Study Notes

Overview
This study guide focuses on a core component of the OCR GCSE Economics (J205) specification: government intervention to correct market failure. Candidates are expected to understand why markets fail and analyse the mechanisms governments use to intervene, such as indirect taxes, subsidies, regulation, and state provision. A crucial part of this topic is the ability to use supply and demand diagrams to illustrate the impact of these policies and to evaluate their effectiveness, considering concepts like price elasticity of demand, opportunity cost, and potential government failure. Examiners award high marks for responses that apply theoretical knowledge to specific real-world contexts and provide a balanced evaluation of the unintended consequences of intervention.
Key Government Interventions
1. Indirect Taxes
What they are: Taxes imposed on goods and services, which increase the costs of production for firms. Examples include Value Added Tax (VAT), fuel duty, and taxes on cigarettes and alcohol.
Why they are used: To correct for negative externalities (e.g., pollution from cars, health issues from smoking) by making the good or service more expensive, thereby reducing demand and moving consumption closer to the socially optimal level.
Diagrammatic Analysis: An indirect tax shifts the supply curve to the left (from S1 to S2). This leads to a higher price (P1 to P2) and a lower quantity traded (Q1 to Q2). The vertical distance between the two supply curves represents the amount of the tax per unit.

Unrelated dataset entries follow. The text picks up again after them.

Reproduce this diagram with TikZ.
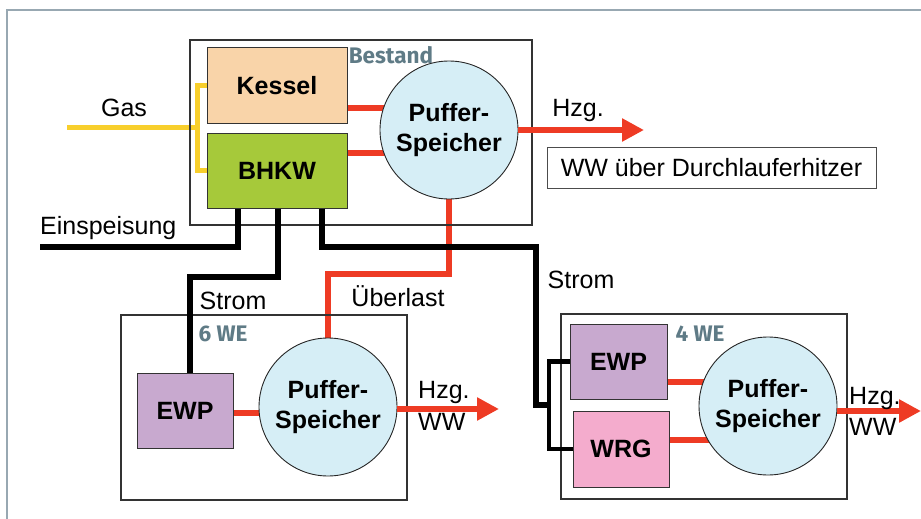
\documentclass[tikz,border=0pt]{standalone}
\usepackage{fontspec}
\setmainfont{Liberation Sans}
\newfontfamily\labfont{Fira Sans}
\usetikzlibrary{arrows.meta,backgrounds,calc}
\definecolor{hotred}{HTML}{EE3B24}
\definecolor{gasyel}{HTML}{F8CF2C}
\definecolor{kesself}{HTML}{F9D4A9}
\definecolor{bhkwf}{HTML}{A6C93A}
\definecolor{ewpf}{HTML}{C8A9CF}
\definecolor{wrgf}{HTML}{F4ACCD}
\definecolor{tankf}{HTML}{D6EEF6}
\definecolor{labc}{HTML}{5F7B86}
\definecolor{framec}{HTML}{98A8B2}
\tikzset{
  txt/.style={font=\fontsize{25}{27}\selectfont, inner sep=0pt},
  unitbox/.style={draw=black!80, line width=1.2pt, inner sep=0pt},
  comp/.style={draw=black!80, line width=1pt, inner sep=0pt, font=\fontsize{25}{27}\selectfont\bfseries},
  tank/.style={circle, draw=black!85, line width=0.9pt, fill=tankf, minimum size=138pt, inner sep=0pt, align=center, font=\fontsize{25}{30.5}\selectfont\bfseries},
  hot/.style={draw=hotred, line width=6pt},
  hotarrow/.style={hot, -{Triangle[length=22pt,width=22pt]}},
  power/.style={draw=black, line width=6pt},
  powerthin/.style={draw=black, line width=4.5pt},
  gasline/.style={draw=gasyel, line width=5pt},
  unitlab/.style={text=labc, font=\labfont\bfseries\fontsize{22.5}{24}\selectfont, inner sep=0pt}
}
\begin{document}
\begin{tikzpicture}[x=1pt,y=-1pt]
\useasboundingbox (0,0) rectangle (921,519);
\draw[framec, line width=2pt] (7,519) -- (7,10) -- (921,10);

% unit frames
\node[unitbox, minimum width=342pt, minimum height=185pt] (bestand) at (361,132.5) {};
\node[unitbox, minimum width=286pt, minimum height=185pt] (we6) at (264,407.5) {};
\node[unitbox, minimum width=286pt, minimum height=185pt] (we4) at (704,406.5) {};

\node[unitlab] (lbest) at (391,55) {Bestand};
\node[unitlab] (l6) at (223,334) {6 WE};
\node[unitlab] (l4) at (700,334) {4 WE};

% components
\node[comp, fill=kesself, minimum width=140pt, minimum height=75pt] (kessel) at (277,85.5) {Kessel};
\node[comp, fill=bhkwf, minimum width=140pt, minimum height=75pt] (bhkw) at (277,170.5) {BHKW};
\node[tank] (p1) at (449,130) {Puffer-\\Speicher};

\node[comp, fill=ewpf, minimum width=96pt, minimum height=75pt] (ewp1) at (185,410.5) {EWP};
\node[tank] (p2) at (328,407) {Puffer-\\Speicher};

\node[comp, fill=ewpf, minimum width=97pt, minimum height=75pt] (ewp2) at (618.5,361.5) {EWP};
\node[comp, fill=wrgf, minimum width=96pt, minimum height=76pt] (wrg) at (621,449) {WRG};
\node[tank] (p3) at (768,406) {Puffer-\\Speicher};

\node[draw=black!70, line width=1pt, minimum width=329pt, minimum height=41pt, inner sep=0pt, font=\fontsize{25}{27}\selectfont] (ww) at (711.5,167.5) {WW über Durchlauferhitzer};

% free ends
\coordinate (gasin) at (67,127);
\coordinate (gasj) at (197,127);
\coordinate (einsp) at (40,247);
\coordinate (s1a) at (278,277);
\coordinate (s1b) at (190,277);
\coordinate (s2a) at (536,247);
\coordinate (s2b) at (536,405);
\coordinate (s2c) at (549,405);
\coordinate (h1) at (644,130);
\coordinate (h2) at (499,409);
\coordinate (h3) at (921,411);
\coordinate (ul) at (449,274);

\begin{scope}[on background layer]
% gas
\draw[gasline] (gasin) -- (gasj);
\draw[gasline] (kessel.west) -| (gasj) |- (bhkw.west);
% heat
\draw[hot] (kessel.east |- 0,108) -- (p1.center |- 0,108);
\draw[hot] (bhkw.east |- 0,153) -- (p1.center |- 0,153);
\draw[hot] (p1.south) -- (ul) -| (p2.north);
\draw[hot] (ewp1.east |- 0,413) -- (p2.center |- 0,413);
\draw[hot] (ewp2.east |- 0,382) -- (p3.center |- 0,382);
\draw[hot] (wrg.east |- 0,440) -- (p3.center |- 0,440);
\end{scope}
\draw[hotarrow] (p1.east) -- (h1);
\draw[hotarrow] (p2.east |- h2) -- (h2);
\draw[hotarrow] (p3.east |- h3) -- (h3);

% power
\draw[power] (einsp) -| (bhkw.south -| 238,0);
\draw[power] (bhkw.south -| s1a) -- (s1a) -- (s1b) -- (ewp1.north -| s1b);
\draw[power] (bhkw.south -| 322,0) |- (s2a) -- (s2b) -- (s2c);
\draw[powerthin] (ewp2.west) -| (s2c) |- (wrg.west);

% labels
\node[txt] (tgas) at (124,108) {Gas};
\node[txt, anchor=west] (teinsp) at (40,228) {Einspeisung};
\node[txt] (tstrom1) at (233,301) {Strom};
\node[txt] (tstrom2) at (581,280) {Strom};
\node[txt] (tueber) at (398,296) {Überlast};
\node[txt] (thzg1) at (578,110) {Hzg.};
\node[txt, anchor=west] (thzg2) at (418,392) {Hzg.};
\node[txt, anchor=west] (tww2) at (418,422) {WW};
\node[txt, anchor=west] (thzg3) at (849,398) {Hzg.};
\node[txt, anchor=west] (tww3) at (849,427) {WW};
\end{tikzpicture}
\end{document}
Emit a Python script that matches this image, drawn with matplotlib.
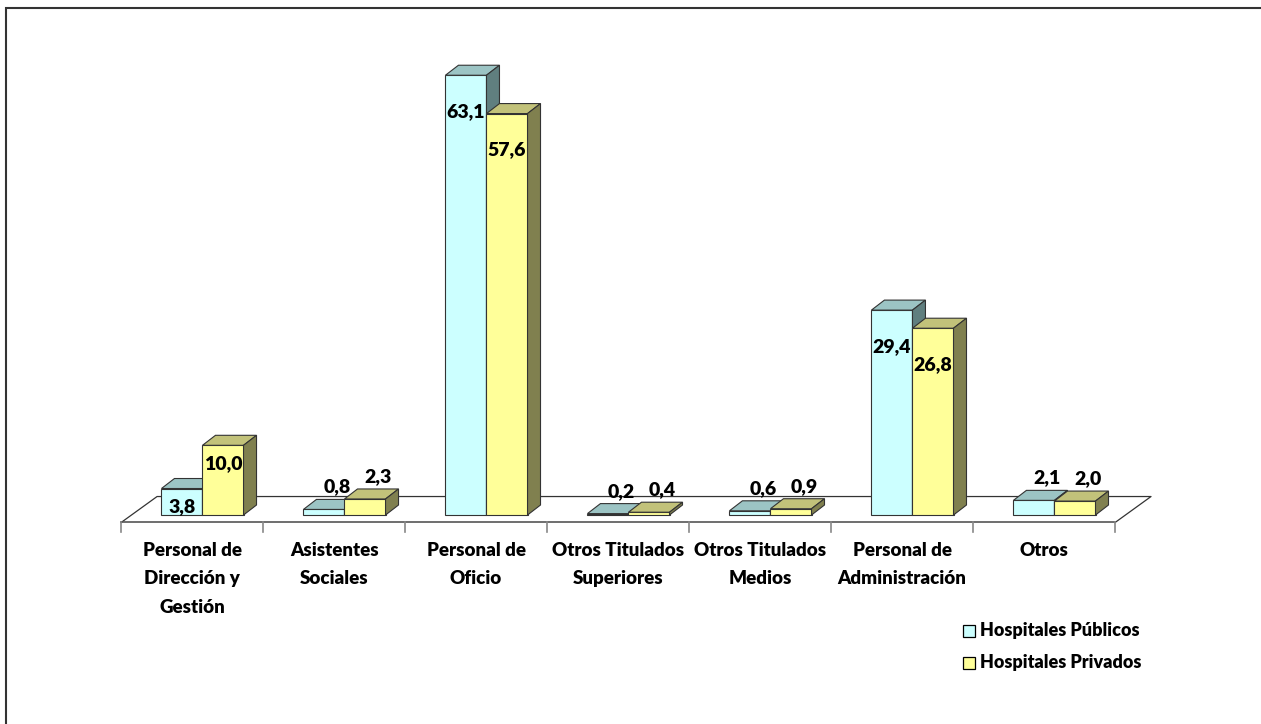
import matplotlib.pyplot as plt
from matplotlib.patches import Polygon, Rectangle

# --------------------------------------------------------------------
# Data
# --------------------------------------------------------------------

categories = [
    "Personal de\nDirección y\nGestión",
    "Asistentes\nSociales",
    "Personal de\nOficio",
    "Otros Titulados\nSuperiores",
    "Otros Titulados\nMedios",
    "Personal de\nAdministración",
    "Otros",
]

publicos = [3.8, 0.8, 63.1, 0.2, 0.6, 29.4, 2.1]
privados = [10.0, 2.3, 57.6, 0.4, 0.9, 26.8, 2.0]

series_names = ["Hospitales Públicos", "Hospitales Privados"]

# face / top / side colours per series
COLORS = [
    ("#CCFFFF", "#9CC4C4", "#607F7F"),
    ("#FFFF99", "#C2C27A", "#80804F"),
]

FONT = "Lato"
WEIGHT = "heavy"

# pseudo-3D geometry (category units / value units)
BAR_W = 0.289
DEPTH_X, DEPTH_Y = 0.0915, 1.435
FLOOR_FX, FLOOR_FY = -0.073, -1.076
FLOOR_BX, FLOOR_BY = 0.180, 2.65
PX_PER_UNIT = 6.97


def draw_bar(ax, x0, v, colors):

    face, top, side = colors

    x1 = x0 + BAR_W

    ax.add_patch(Polygon([(x0, 0), (x1, 0), (x1, v), (x0, v)],
                         facecolor=face, edgecolor="#333333", linewidth=0.8, zorder=3))

    ax.add_patch(Polygon([(x0, v), (x1, v), (x1 + DEPTH_X, v + DEPTH_Y), (x0 + DEPTH_X, v + DEPTH_Y)],
                         facecolor=top, edgecolor="#333333", linewidth=0.8, zorder=3))

    ax.add_patch(Polygon([(x1, 0), (x1 + DEPTH_X, DEPTH_Y), (x1 + DEPTH_X, v + DEPTH_Y), (x1, v)],
                         facecolor=side, edgecolor="#333333", linewidth=0.8, zorder=3))


def label_bar(ax, x0, v):

    text = f"{v:.1f}".replace(".", ",")

    if v > 3:

        offset = -13 if v < 15 else -26

        ax.annotate(text, (x0 + BAR_W / 2, v), xytext=(0, offset), textcoords="offset points",
                    ha="center", va="center", fontsize=14, fontweight=WEIGHT,
                    family=FONT, zorder=5)

    else:

        ax.annotate(text, (x0 + BAR_W / 2 + DEPTH_X, v + DEPTH_Y), xytext=(0, 9),
                    textcoords="offset points", ha="center", va="center",
                    fontsize=14, fontweight=WEIGHT, family=FONT, zorder=5)


fig = plt.figure(figsize=(12.61, 7.24), dpi=100)

# outer frame
fig.add_artist(Rectangle((6 / 1261, -0.1), 1.2, 1 - 8 / 724 + 0.1, transform=fig.transFigure,
                         facecolor="none", edgecolor="#333333", linewidth=1.5))

ax = fig.add_axes([0.0705, 0.2598, 0.8558, 0.6642])

ax.set_xlim(-0.8, 6.8)
ax.set_ylim(-3, 66)
ax.axis("off")

n = len(categories)

# floor
left = -0.5
right = left + n

fl = (left + FLOOR_FX, FLOOR_FY)
fr = (right + FLOOR_FX, FLOOR_FY)
bl = (left + FLOOR_BX, FLOOR_BY)
br = (right + FLOOR_BX, FLOOR_BY)

ax.plot([fl[0], bl[0], br[0], fr[0]], [fl[1], bl[1], br[1], fr[1]],
        color="#333333", linewidth=0.9, zorder=1)
ax.plot([fl[0], fr[0]], [fl[1], fr[1]], color="#555555", linewidth=1.2, zorder=1)

tick_len = 10 / PX_PER_UNIT

for i in range(n + 1):

    tx = left + FLOOR_FX + i

    ax.plot([tx, tx], [FLOOR_FY, FLOOR_FY - tick_len], color="#888888", linewidth=1.2, zorder=1)

# bars
for i in range(n):

    draw_bar(ax, i - BAR_W, publicos[i], COLORS[0])

    draw_bar(ax, i, privados[i], COLORS[1])

for i in range(n):

    label_bar(ax, i - BAR_W, publicos[i])

    label_bar(ax, i, privados[i])

# category labels
for i, cat in enumerate(categories):

    ax.text(i - 0.073, -3.9, cat, ha="center", va="top",
            fontsize=13.5, fontweight=WEIGHT, family=FONT, linespacing=1.8)

# legend
for k, name in enumerate(series_names):

    y = 0.1285 - k * 0.0442

    fig.add_artist(Rectangle((963 / 1261, y - 6 / 724), 12 / 1261, 12 / 724,
                             transform=fig.transFigure, facecolor=COLORS[k][0],
                             edgecolor="black", linewidth=0.9))

    fig.text(980 / 1261, y, name, ha="left", va="center", fontsize=13,
             fontweight=WEIGHT, family=FONT)

fig.savefig("out.png", dpi=100)
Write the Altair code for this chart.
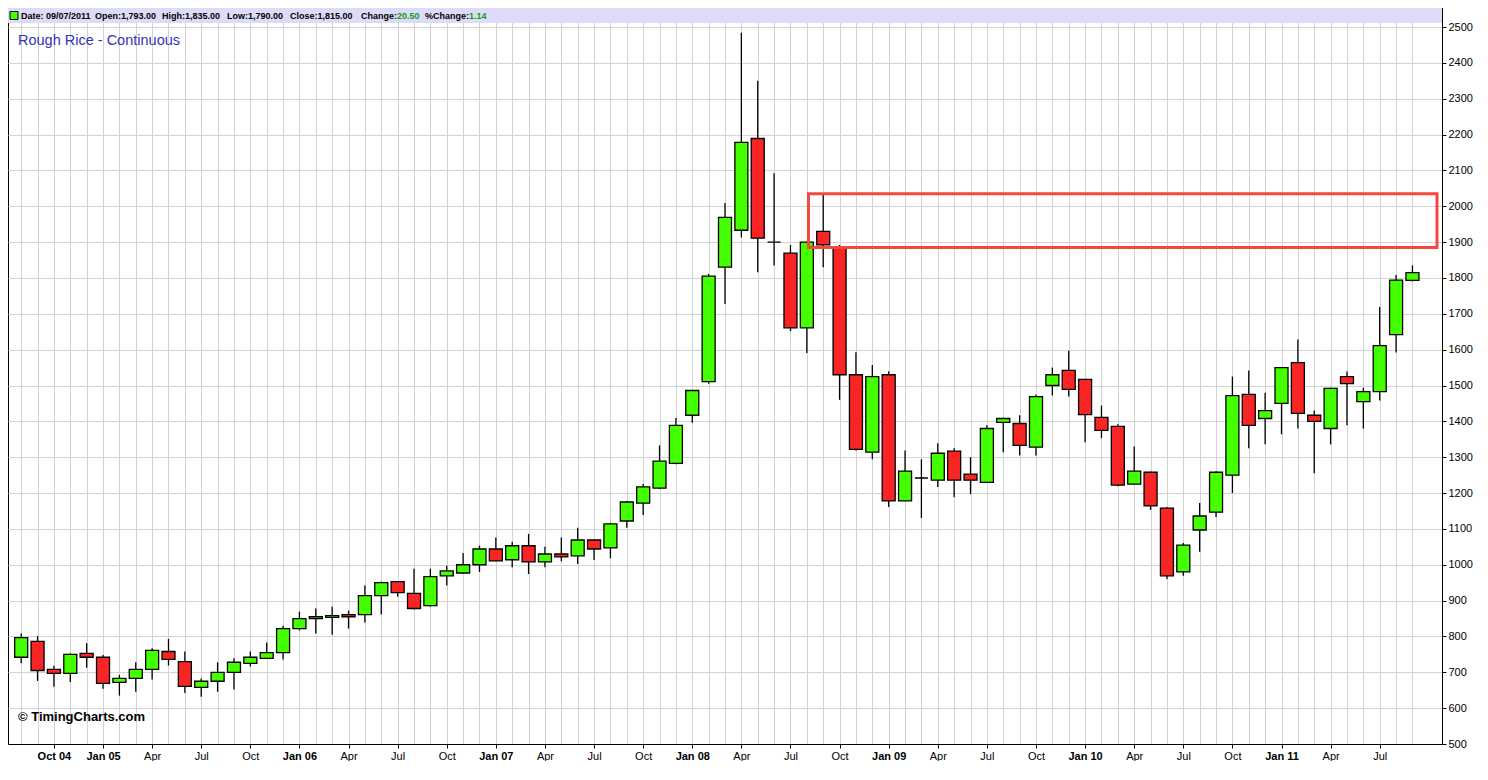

Specific Knowledge: Candidates should be able to reference specific examples, such as the UK Sugar Tax, and discuss its aims and outcomes.
2. Subsidies
What they are: Payments made by the government to producers to lower their costs of production and encourage them to produce more of a certain good or service. Examples include subsidies for renewable energy, public transport, and apprenticeships.
Why they are used: To correct for positive externalities (e.g., the social benefits of education or renewable energy) by making the good or service cheaper, thereby increasing consumption towards the socially optimal level.
Diagrammatic Analysis: A subsidy shifts the supply curve to the right (from S1 to S3). This leads to a lower price (P1 to P3) and a higher quantity traded (Q1 to Q3). The vertical distance between the two supply curves represents the amount of the subsidy per unit.
3. Regulation & Legislation
What it is: Rules and laws created by the government to control the behaviour of producers and consumers. Examples include banning smoking in public places, setting maximum pollution levels for factories, and making education compulsory up to the age of 18.
Why it is used: To directly prohibit or limit activities that cause negative externalities or to compel activities that have positive externalities. It is often used when the government wants to send a clear signal that a certain activity is socially unacceptable.
Evaluation: While regulation can be very effective at changing behaviour quickly, it can be expensive to monitor and enforce. Firms may also find loopholes, and the penalties for non-compliance may not be a sufficient deterrent.
4. State Provision
What it is: The government directly provides certain goods and services, funded through taxation. This is most common for public goods.
Why it is used: To provide public goods that the free market would not provide at all due to the 'free-rider problem'. Public goods are non-excludable (you can't stop anyone from benefiting) and non-rival (one person's use doesn't prevent others from using it). Examples include national defence, street lighting, and flood defences.

Second-Order Concepts
Causation
Government intervention is caused by the existence of market failure. The specific type of market failure (e.g., negative externalities, public goods) determines the type of intervention chosen.
Consequence
The immediate consequence of a tax is a higher price and lower quantity. The long-term consequence could be a change in consumer behaviour, a decline in an industry, or government failure if the tax is set at the wrong level. For subsidies, the immediate consequence is a lower price and higher quantity, with long-term consequences including increased innovation in a sector or a long-term dependency on government support.
Significance
The significance of government intervention is that it can improve the allocation of resources and increase overall social welfare. However, it can also lead to unintended consequences, such as the creation of black markets, high costs for taxpayers, and government failure, where the intervention leads to a worse outcome than the original market failure.
Source Skills
When presented with a source (e.g., a news article about a new tax), candidates should analyse it by considering:
- Content: What does the source say about the policy's impact on price, quantity, and different stakeholders (consumers, producers, government)?
- Provenance: Who created the source and why? Is there potential for bias? (e.g., an industry group complaining about a new regulation).
- Limitations: What information is missing? Does the source show a short-term or long-term view?